VC10 was my personal favourite: Silent Swift Superb: Story of the Vickers VC10 ISBN 10: 1902236025

Not a cheap book, but excellent.

Peter


----------



## Grizzly (May 9, 2005)

The VC 10 was lovely though, surprisingly, considering it was called The Whispering Giant, was noisier inside than a Comet 4 as I remember. We used to get regular VC10s (AWACs ) flying over us here but I think they have now been retired from RAF use as we no longer see them.


----------



## raynipper (Aug 4, 2008)

What I found ironic was 'Sir' Giles Guthrie wife had vast shares in Boeing, so what did BOAC end up buying. Bloody 707s. 
We built and sold 54 VC10s and half of those to the RAF.
Talk about self interest.??

But I was really pissed when the Arabs blew one up in the desert.

Wots an ariliner Geoff.?

Ray.


----------



## raynipper (Aug 4, 2008)

listerdiesel said:


> VC10 was my personal favourite: Silent Swift Superb: Story of the Vickers VC10 ISBN 10: 1902236025
> 
> Not a cheap book, but excellent. Peter


It would probably bring tears to my eyes Peter.:crying:

Ray.


----------



## Grizzly (May 9, 2005)

As a child I was on the first commercial flight by a Comet 4 after Comets were brought back into service after the accidents they had with previous marques. A few days before I went to Singapore on it it had been used by the Queen on a visit to- I think- Canada and still had much of the decoration and layout intact. The flight took about 24 hours, including stops, and we had plenty of time to explore the plane. On the way back we took a week- a Qantas Super Constellation- as we had one engine fire and one engine failure which necessitated stops just about everywhere, including a couple of days in Calcutta where we (mainly Brit Brats) were royally entertained and put up at the Great Eastern hotel.
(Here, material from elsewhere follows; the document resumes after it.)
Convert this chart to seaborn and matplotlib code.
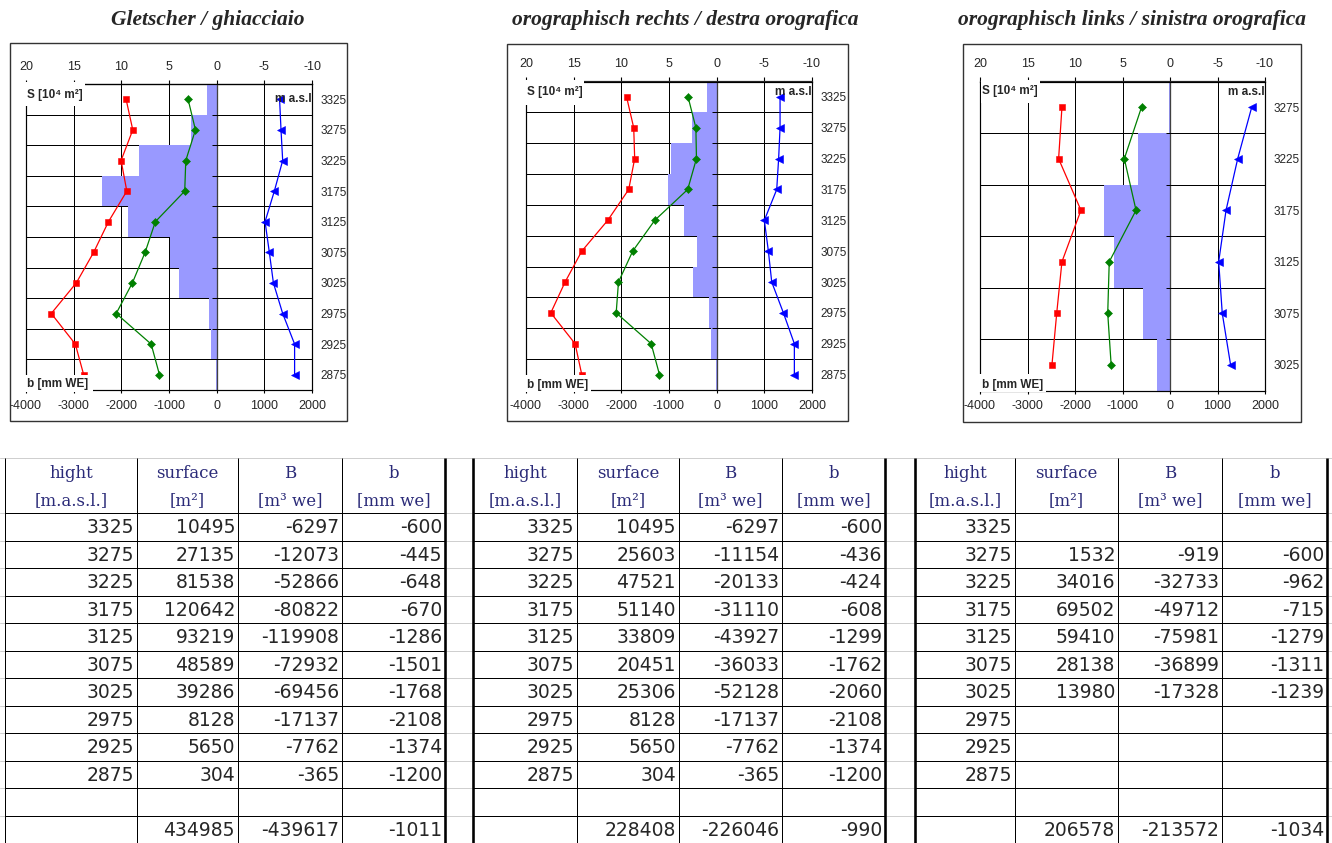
import numpy as np
import matplotlib
matplotlib.use('Agg')
import matplotlib.pyplot as plt
from matplotlib.patches import Rectangle
import seaborn as sns

# table data (height bands, surface m2, B m3 we, b mm we)
hight = [3325, 3275, 3225, 3175, 3125, 3075, 3025, 2975, 2925, 2875]

surf_glacier = [10495, 27135, 81538, 120642, 93219, 48589, 39286, 8128, 5650, 304]
B_glacier = [-6297, -12073, -52866, -80822, -119908, -72932, -69456, -17137, -7762, -365]
b_glacier = [-600, -445, -648, -670, -1286, -1501, -1768, -2108, -1374, -1200]
sum_glacier = [434985, -439617, -1011]

surf_right = [10495, 25603, 47521, 51140, 33809, 20451, 25306, 8128, 5650, 304]
B_right = [-6297, -11154, -20133, -31110, -43927, -36033, -52128, -17137, -7762, -365]
b_right = [-600, -436, -424, -608, -1299, -1762, -2060, -2108, -1374, -1200]
sum_right = [228408, -226046, -990]

surf_left = [None, 1532, 34016, 69502, 59410, 28138, 13980, None, None, None]
B_left = [None, -919, -32733, -49712, -75981, -36899, -17328, None, None, None]
b_left = [None, -600, -962, -715, -1279, -1311, -1239, None, None, None]
sum_left = [206578, -213572, -1034]

# extra profiles (mm WE), same bands as the drawn rows
red_glacier = [-1900, -1760, -2005, -1885, -2270, -2580, -2945, -3470, -2965, -2790]
blue_glacier = [1320, 1350, 1385, 1210, 1015, 1105, 1190, 1385, 1635, 1635]
red_right = [-1890, -1740, -1720, -1845, -2285, -2830, -3180, -3480, -2970, -2830]
blue_right = [1330, 1330, 1300, 1260, 1000, 1085, 1155, 1400, 1630, 1630]
red_left = [-2275, -2345, -1875, -2275, -2385, -2485]
blue_left = [1720, 1425, 1180, 1025, 1100, 1275]

titles = ['Gletscher / ghiacciaio',
          'orographisch rechts / destra orografica',
          'orographisch links / sinistra orografica']
top_ticks = [20, 15, 10, 5, 0, -5, -10]
bottom_ticks = [-4000, -3000, -2000, -1000, 0, 1000, 2000]
head1 = ['hight', 'surface', 'B', 'b']
head2 = ['[m.a.s.l.]', '[m²]', '[m³ we]', '[mm we]']

sns.set_style('white')
plt.rcParams['font.family'] = ['Liberation Sans', 'DejaVu Sans']
plt.rcParams['axes.unicode_minus'] = False

W, H = 1332, 843
fig = plt.figure(figsize=(W / 100, H / 100), dpi=100)


def frac(x0, y0, x1, y1):
    return [x0 / W, 1 - y1 / H, (x1 - x0) / W, (y1 - y0) / H]


def pt(px):
    return px * 0.72


# S axis (10^4 m2, reversed) against the b axis (mm WE)
def s_to_b(s):
    return -200.0 * np.asarray(s, dtype=float)


def b_to_s(b):
    return -np.asarray(b, dtype=float) / 200.0


def profile(rect, elev, surf, green, red, blue):
    ax = fig.add_axes(frac(*rect))
    elev = np.array(elev)
    lo, hi = elev.min() - 25, elev.max() + 25
    ax.barh(elev, s_to_b(np.array(surf) / 1e4), height=50, color='#9999ff',
            linewidth=0, zorder=1)
    for vals, col, mk, ms in [(red, '#ff0000', 's', 5),
                              (green, '#008000', 'D', 4),
                              (blue, '#0000ff', '<', 5.5)]:
        sns.lineplot(x=vals, y=elev, orient='y', estimator=None, color=col,
                     marker=mk, markersize=ms, markeredgecolor=col,
                     markeredgewidth=0.4, linewidth=0.9, ax=ax, zorder=4,
                     legend=False)
    bounds = np.arange(lo, hi + 1, 50)
    ax.axvline(0, color='#404040', lw=pt(1.3), zorder=3)
    ax.hlines(bounds, -90, 90, color='black', lw=pt(1), zorder=3)
    ax.set_xlim(-4000, 2000)
    ax.set_ylim(lo, hi)
    ax.set_xticks(bottom_ticks)
    ax.set_xticklabels([str(t) for t in bottom_ticks])
    ax.set_yticks(bounds)
    ax.set_yticklabels([])
    ax.set_yticks(elev, minor=True)
    ax.set_yticklabels([str(e) for e in elev], minor=True)
    ax.tick_params(axis='x', which='both', bottom=True, length=2, pad=5,
                   labelsize=9, color='black')
    ax.tick_params(axis='y', which='both', left=False, right=False,
                   labelleft=False, labelright=True, length=0, pad=6,
                   labelsize=8.5)
    ax.grid(True, which='major', color='black', lw=pt(1))
    ax.set_axisbelow(True)
    ax.set_xlabel('')
    ax.set_ylabel('')
    for sp in ax.spines.values():
        sp.set_color('black')
        sp.set_linewidth(pt(1.2))
    sec = ax.secondary_xaxis('top', functions=(b_to_s, s_to_b))
    sec.set_xticks(top_ticks)
    sec.set_xticklabels([str(t) for t in top_ticks])
    sec.tick_params(length=3, pad=5, labelsize=9, color='black')
    sec.spines['top'].set_linewidth(pt(1.2))
    return ax


def label_box(x0, y0, x1, y1):
    fig.add_artist(Rectangle((x0 / W, 1 - y1 / H), (x1 - x0) / W, (y1 - y0) / H,
                             transform=fig.transFigure, facecolor='white',
                             edgecolor='none', zorder=5))


def ftext(x, y, s, **kw):
    fig.text(x / W, 1 - y / H, s, zorder=6, **kw)


# chart frames
for x0, y0, x1, y1 in [(10, 43, 347, 421), (507, 44, 848, 421), (963, 44, 1301, 422)]:
    fig.add_artist(Rectangle((x0 / W, 1 - y1 / H), (x1 - x0) / W, (y1 - y0) / H,
                             transform=fig.transFigure, facecolor='none',
                             edgecolor='#333333', lw=pt(1.4), zorder=7))

profile((26, 84, 312, 390), hight, surf_glacier, b_glacier, red_glacier, blue_glacier)
profile((526, 81.5, 812, 390), hight, surf_right, b_right, red_right, blue_right)
rows_left = [i for i, v in enumerate(surf_left) if v is not None]
profile((980, 81.5, 1265, 390.5), [hight[i] for i in rows_left],
        [surf_left[i] for i in rows_left], [b_left[i] for i in rows_left],
        red_left, blue_left)

bold8 = dict(fontsize=8.5, fontweight='bold', va='center')
labels_pos = [((24, 82, 85, 106), (27, 95), (24, 375, 93, 392), (27, 384), (312, 99)),
              ((524, 80, 584, 105), (527, 92), (524, 375, 591, 392), (527, 385), (812, 92)),
              ((981, 80, 1040, 103), (982, 91), (979, 374, 1046, 392), (982, 385), (1265, 92))]
for sb, st, bb, bt, mpos in labels_pos:
    label_box(*sb)
    ftext(*st, 'S [10⁴ m²]', ha='left', **bold8)
    label_box(*bb)
    ftext(*bt, 'b [mm WE]', ha='left', **bold8)
    ftext(*mpos, 'm a.s.l', ha='right', **bold8)

for tx, t in zip([208, 685, 1132], titles):
    ftext(tx, 20, t, ha='center', va='center', family='Liberation Serif',
          fontweight='bold', fontstyle='italic', fontsize=15.5)

# tables
axt = fig.add_axes([0, 0, 1, 1], zorder=-1)
axt.set_xlim(0, W)
axt.set_ylim(H, 0)
axt.axis('off')
row_y = [458] + [513 + 27.5 * i for i in range(13)]
for y in row_y:
    axt.axhline(y, color='#cfcfcf', lw=pt(1), zorder=1)

tables = [([5, 137, 238, 342, 445], surf_glacier, B_glacier, b_glacier, sum_glacier, False),
          ([473, 577, 679, 782, 885], surf_right, B_right, b_right, sum_right, True),
          ([915, 1015, 1118, 1222, 1327], surf_left, B_left, b_left, sum_left, True)]


def fmt(v):
    return '' if v is None else str(v)


for cols, surf, B, b, sums, thick_left in tables:
    for j, xc in enumerate(cols):
        lw = 1
        if j == len(cols) - 1 or (j == 0 and thick_left):
            lw = 2.6
        axt.vlines(xc, 458, H, color='black', lw=pt(lw), zorder=3)
    axt.hlines(row_y[1:], cols[0], cols[-1], color='black', lw=pt(1), zorder=2)
    for j in range(4):
        xm = (cols[j] + cols[j + 1]) / 2
        axt.text(xm, 473, head1[j], ha='center', va='center', family='DejaVu Serif',
                 fontsize=12, color='#2a2a78')
        axt.text(xm, 501, head2[j], ha='center', va='center', family='DejaVu Serif',
                 fontsize=12, color='#2a2a78')
    body = [[fmt(h), fmt(s), fmt(bb), fmt(v)] for h, s, bb, v in zip(hight, surf, B, b)]
    body.append(['', '', '', ''])
    body.append([''] + [str(v) for v in sums])
    for i, row in enumerate(body):
        yc = (row_y[i + 1] + row_y[i + 2]) / 2 + 1
        for j, s in enumerate(row):
            axt.text(cols[j + 1] - 3, yc, s, ha='right', va='center',
                     family='DejaVu Sans', fontsize=13.5, color='#262626')

fig.savefig('out.png', dpi=100)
Things have changed somewhat...!


----------



## homenaway (Jul 27, 2005)

I seem to remember cycling from my home in Kingston (near the Hawker factory) as a teenager to Brooklands for the maiden flight of the VC10 - just a short hop to Wisley aerodrome. There was some concern about the short runway for the take off!

At least Hawkers took the prototype P 11?? to Dunsfold from Kingston by road on a low-loader for its testing and first flight I think.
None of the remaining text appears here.